▶ [DATASET EXCERPT]:

--- START ---

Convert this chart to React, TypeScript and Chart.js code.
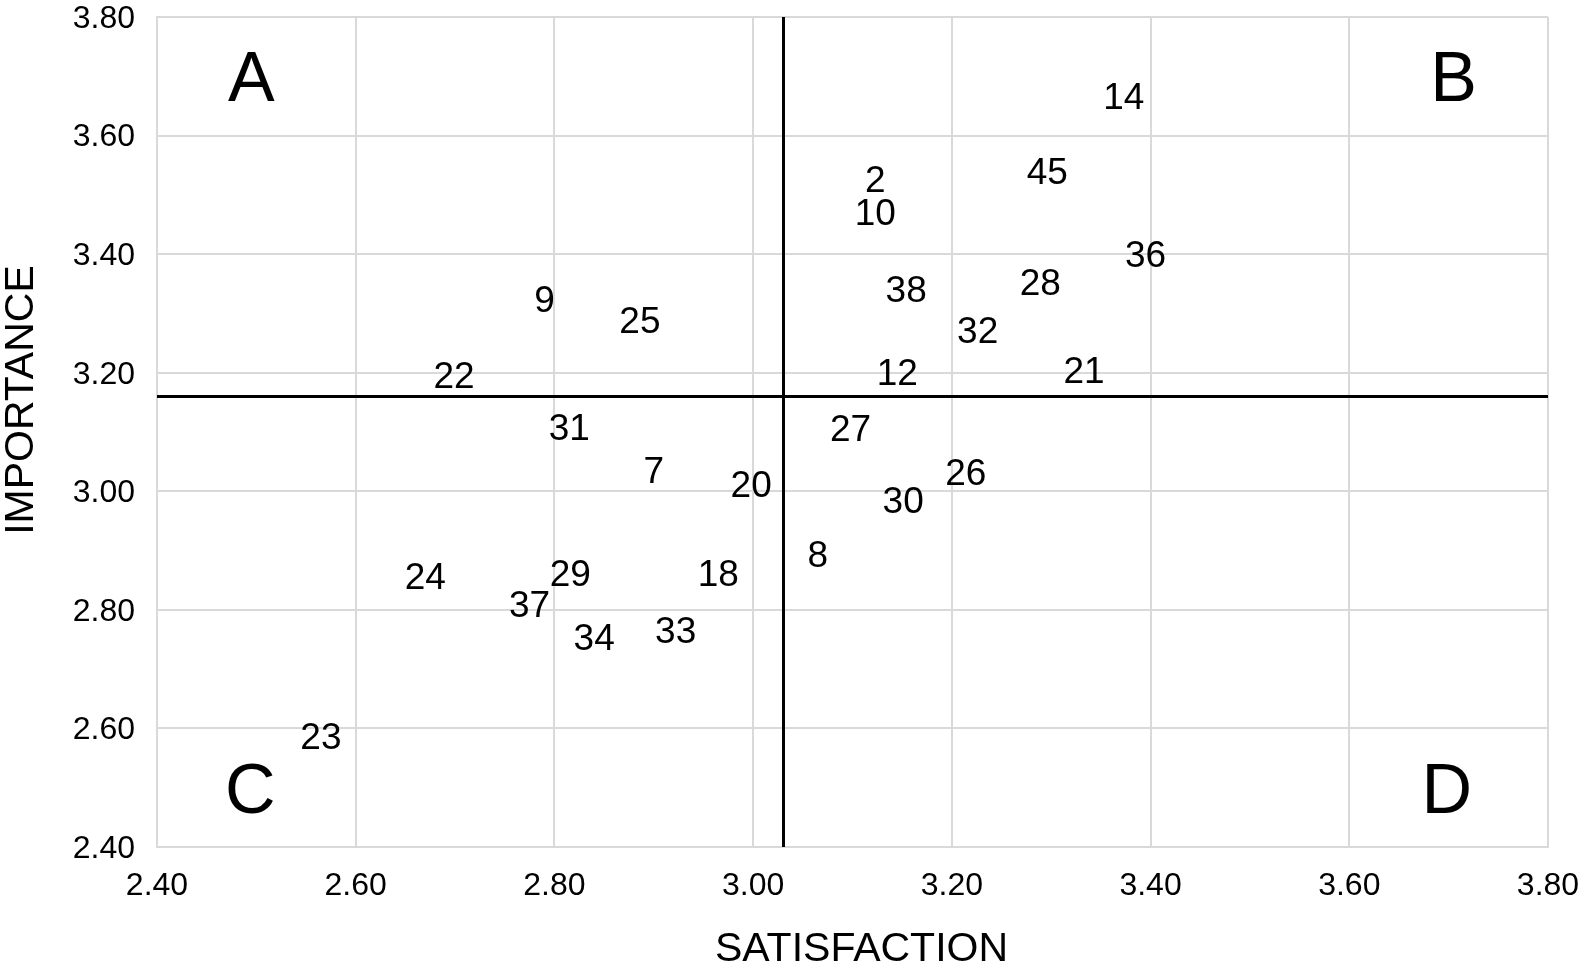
import React, { useEffect, useRef } from "react";
import { Chart, registerables } from "chart.js";

Chart.register(...registerables);

// ---- Data ----
const pointLabels = ["14", "2", "10", "45", "36", "38", "28", "32", "12", "21", "9", "25", "22", "31", "7", "20", "24", "29", "37", "18", "34", "33", "27", "26", "30", "8", "23"];
const satisfaction = [3.373, 3.123, 3.123, 3.296, 3.395, 3.154, 3.289, 3.226, 3.145, 3.333, 2.790, 2.886, 2.699, 2.815, 2.900, 2.998, 2.670, 2.816, 2.775, 2.965, 2.840, 2.922, 3.098, 3.214, 3.151, 3.065, 2.565];
const importance = [3.668, 3.528, 3.471, 3.540, 3.401, 3.341, 3.353, 3.272, 3.202, 3.205, 3.324, 3.290, 3.197, 3.109, 3.036, 3.013, 2.857, 2.862, 2.810, 2.862, 2.754, 2.766, 3.107, 3.033, 2.986, 2.895, 2.588];

const quadrantLabels = ["A", "B", "C", "D"];
const quadrantX = [2.495, 3.705, 2.494, 3.698];
const quadrantY = [3.70, 3.70, 2.50, 2.50];

const dividerX = 3.03;
const dividerY = 3.16;

const axisMin = 2.4;
const axisMax = 3.8;
const axisStep = 0.2;

const xTitle = "SATISFACTION";
const yTitle = "IMPORTANCE";

const FONT = "'Liberation Sans', Arial, Helvetica, sans-serif";
const CAP = 0.358; // half cap-height ratio, to centre glyphs on the point

const labelPlugin = {
  id: "quadLabels",
  beforeDatasetsDraw(chart: any) {
    const { ctx, chartArea, scales } = chart;
    const x = scales.x;
    const y = scales.y;
    ctx.save();
    ctx.strokeStyle = "#000000";
    ctx.lineWidth = 3;
    const px = Math.round(x.getPixelForValue(dividerX)) + 0.5;
    const py = Math.round(y.getPixelForValue(dividerY)) + 0.5;
    ctx.beginPath();
    ctx.moveTo(px, chartArea.top);
    ctx.lineTo(px, chartArea.bottom);
    ctx.moveTo(chartArea.left, py);
    ctx.lineTo(chartArea.right, py);
    ctx.stroke();
    ctx.restore();
  },
  afterDatasetsDraw(chart: any) {
    const { ctx, chartArea, scales } = chart;
    const x = scales.x;
    const y = scales.y;
    ctx.save();
    ctx.fillStyle = "#000000";
    ctx.textAlign = "center";
    ctx.textBaseline = "alphabetic";
    const ls = 37;
    ctx.font = `${ls}px ${FONT}`;
    chart.data.datasets[0].data.forEach((d: any, i: number) => {
      ctx.fillText(pointLabels[i], x.getPixelForValue(d.x), y.getPixelForValue(d.y) + ls * CAP);
    });
    const qs = 70;
    ctx.font = `${qs}px ${FONT}`;
    chart.data.datasets[1].data.forEach((d: any, i: number) => {
      ctx.fillText(quadrantLabels[i], x.getPixelForValue(d.x), y.getPixelForValue(d.y) + qs * CAP);
    });
    // axis titles
    const ts = 41;
    ctx.font = `${ts}px ${FONT}`;
    ctx.textBaseline = "middle";
    ctx.fillText(xTitle, (chartArea.left + chartArea.right) / 2 + 9, chart.height - 21);
    ctx.save();
    ctx.translate(22, (chartArea.top + chartArea.bottom) / 2 - 32);
    ctx.rotate(-Math.PI / 2);
    ctx.fillText(yTitle, 0, 0);
    ctx.restore();
    ctx.restore();
  },
};

export default function App() {
  const canvasRef = useRef<HTMLCanvasElement | null>(null);

  useEffect(() => {
    if (!canvasRef.current) return;
    const chart = new Chart(canvasRef.current, {
      type: "scatter",
      data: {
        datasets: [
          {
            data: satisfaction.map((v, i) => ({ x: v, y: importance[i] })),
            pointRadius: 0,
            pointHoverRadius: 0,
          },
          {
            data: quadrantX.map((v, i) => ({ x: v, y: quadrantY[i] })),
            pointRadius: 0,
            pointHoverRadius: 0,
          },
        ],
      },
      options: {
        animation: false,
        responsive: true,
        maintainAspectRatio: false,
        layout: { padding: { left: 0, top: 17, right: 36, bottom: 0 } },
        plugins: {
          legend: { display: false },
          tooltip: { enabled: false },
        },
        scales: {
          x: {
            type: "linear",
            min: axisMin,
            max: axisMax,
            afterFit(scale: any) {
              scale.height = 124;
              scale.paddingLeft = 0;
              scale.paddingRight = 0;
            },
            ticks: {
              stepSize: axisStep,
              color: "#000000",
              padding: 20,
              font: { family: FONT, size: 32 },
              callback: (v: any) => Number(v).toFixed(2),
            },
            grid: { color: "#d9d9d9", lineWidth: 2, drawTicks: false },
            border: { color: "#d9d9d9", width: 2 },
          },
          y: {
            type: "linear",
            min: axisMin,
            max: axisMax,
            afterFit(scale: any) {
              scale.width = 157;
              scale.paddingTop = 0;
              scale.paddingBottom = 0;
            },
            ticks: {
              stepSize: axisStep,
              color: "#000000",
              padding: 22,
              labelOffset: 2,
              font: { family: FONT, size: 32 },
              callback: (v: any) => Number(v).toFixed(2),
            },
            grid: { color: "#d9d9d9", lineWidth: 2, drawTicks: false },
            border: { color: "#d9d9d9", width: 2 },
          },
        },
      },
      plugins: [labelPlugin],
    });
    return () => chart.destroy();
  }, []);

  return (
    <div style={{ position: "absolute", left: 0, top: 0, width: 1584, height: 971, background: "#ffffff" }}>
      <canvas ref={canvasRef} />
    </div>
  );
}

--- END ---

▶ [GOAL]:
Copy every line of the data word for word, omitting the images.

▶ [RESPONSE TO THIS EXERCISE]:
Convert this chart to React, TypeScript and Chart.js code.
import React, { useEffect, useRef } from "react";
import { Chart, registerables } from "chart.js";

Chart.register(...registerables);

// ---- Data ----
const pointLabels = ["14", "2", "10", "45", "36", "38", "28", "32", "12", "21", "9", "25", "22", "31", "7", "20", "24", "29", "37", "18", "34", "33", "27", "26", "30", "8", "23"];
const satisfaction = [3.373, 3.123, 3.123, 3.296, 3.395, 3.154, 3.289, 3.226, 3.145, 3.333, 2.790, 2.886, 2.699, 2.815, 2.900, 2.998, 2.670, 2.816, 2.775, 2.965, 2.840, 2.922, 3.098, 3.214, 3.151, 3.065, 2.565];
const importance = [3.668, 3.528, 3.471, 3.540, 3.401, 3.341, 3.353, 3.272, 3.202, 3.205, 3.324, 3.290, 3.197, 3.109, 3.036, 3.013, 2.857, 2.862, 2.810, 2.862, 2.754, 2.766, 3.107, 3.033, 2.986, 2.895, 2.588];

const quadrantLabels = ["A", "B", "C", "D"];
const quadrantX = [2.495, 3.705, 2.494, 3.698];
const quadrantY = [3.70, 3.70, 2.50, 2.50];

const dividerX = 3.03;
const dividerY = 3.16;

const axisMin = 2.4;
const axisMax = 3.8;
const axisStep = 0.2;

const xTitle = "SATISFACTION";
const yTitle = "IMPORTANCE";

const FONT = "'Liberation Sans', Arial, Helvetica, sans-serif";
const CAP = 0.358; // half cap-height ratio, to centre glyphs on the point

const labelPlugin = {
  id: "quadLabels",
  beforeDatasetsDraw(chart: any) {
    const { ctx, chartArea, scales } = chart;
    const x = scales.x;
    const y = scales.y;
    ctx.save();
    ctx.strokeStyle = "#000000";
    ctx.lineWidth = 3;
    const px = Math.round(x.getPixelForValue(dividerX)) + 0.5;
    const py = Math.round(y.getPixelForValue(dividerY)) + 0.5;
    ctx.beginPath();
    ctx.moveTo(px, chartArea.top);
    ctx.lineTo(px, chartArea.bottom);
    ctx.moveTo(chartArea.left, py);
    ctx.lineTo(chartArea.right, py);
    ctx.stroke();
    ctx.restore();
  },
  afterDatasetsDraw(chart: any) {
    const { ctx, chartArea, scales } = chart;
    const x = scales.x;
    const y = scales.y;
    ctx.save();
    ctx.fillStyle = "#000000";
    ctx.textAlign = "center";
    ctx.textBaseline = "alphabetic";
    const ls = 37;
    ctx.font = `${ls}px ${FONT}`;
    chart.data.datasets[0].data.forEach((d: any, i: number) => {
      ctx.fillText(pointLabels[i], x.getPixelForValue(d.x), y.getPixelForValue(d.y) + ls * CAP);
    });
    const qs = 70;
    ctx.font = `${qs}px ${FONT}`;
    chart.data.datasets[1].data.forEach((d: any, i: number) => {
      ctx.fillText(quadrantLabels[i], x.getPixelForValue(d.x), y.getPixelForValue(d.y) + qs * CAP);
    });
    // axis titles
    const ts = 41;
    ctx.font = `${ts}px ${FONT}`;
    ctx.textBaseline = "middle";
    ctx.fillText(xTitle, (chartArea.left + chartArea.right) / 2 + 9, chart.height - 21);
    ctx.save();
    ctx.translate(22, (chartArea.top + chartArea.bottom) / 2 - 32);
    ctx.rotate(-Math.PI / 2);
    ctx.fillText(yTitle, 0, 0);
    ctx.restore();
    ctx.restore();
  },
};

export default function App() {
  const canvasRef = useRef<HTMLCanvasElement | null>(null);

  useEffect(() => {
    if (!canvasRef.current) return;
    const chart = new Chart(canvasRef.current, {
      type: "scatter",
      data: {
        datasets: [
          {
            data: satisfaction.map((v, i) => ({ x: v, y: importance[i] })),
            pointRadius: 0,
            pointHoverRadius: 0,
          },
          {
            data: quadrantX.map((v, i) => ({ x: v, y: quadrantY[i] })),
            pointRadius: 0,
            pointHoverRadius: 0,
          },
        ],
      },
      options: {
        animation: false,
        responsive: true,
        maintainAspectRatio: false,
        layout: { padding: { left: 0, top: 17, right: 36, bottom: 0 } },
        plugins: {
          legend: { display: false },
          tooltip: { enabled: false },
        },
        scales: {
          x: {
            type: "linear",
            min: axisMin,
            max: axisMax,
            afterFit(scale: any) {
              scale.height = 124;
              scale.paddingLeft = 0;
              scale.paddingRight = 0;
            },
            ticks: {
              stepSize: axisStep,
              color: "#000000",
              padding: 20,
              font: { family: FONT, size: 32 },
              callback: (v: any) => Number(v).toFixed(2),
            },
            grid: { color: "#d9d9d9", lineWidth: 2, drawTicks: false },
            border: { color: "#d9d9d9", width: 2 },
          },
          y: {
            type: "linear",
            min: axisMin,
            max: axisMax,
            afterFit(scale: any) {
              scale.width = 157;
              scale.paddingTop = 0;
              scale.paddingBottom = 0;
            },
            ticks: {
              stepSize: axisStep,
              color: "#000000",
              padding: 22,
              labelOffset: 2,
              font: { family: FONT, size: 32 },
              callback: (v: any) => Number(v).toFixed(2),
            },
            grid: { color: "#d9d9d9", lineWidth: 2, drawTicks: false },
            border: { color: "#d9d9d9", width: 2 },
          },
        },
      },
      plugins: [labelPlugin],
    });
    return () => chart.destroy();
  }, []);

  return (
    <div style={{ position: "absolute", left: 0, top: 0, width: 1584, height: 971, background: "#ffffff" }}>
      <canvas ref={canvasRef} />
    </div>
  );
}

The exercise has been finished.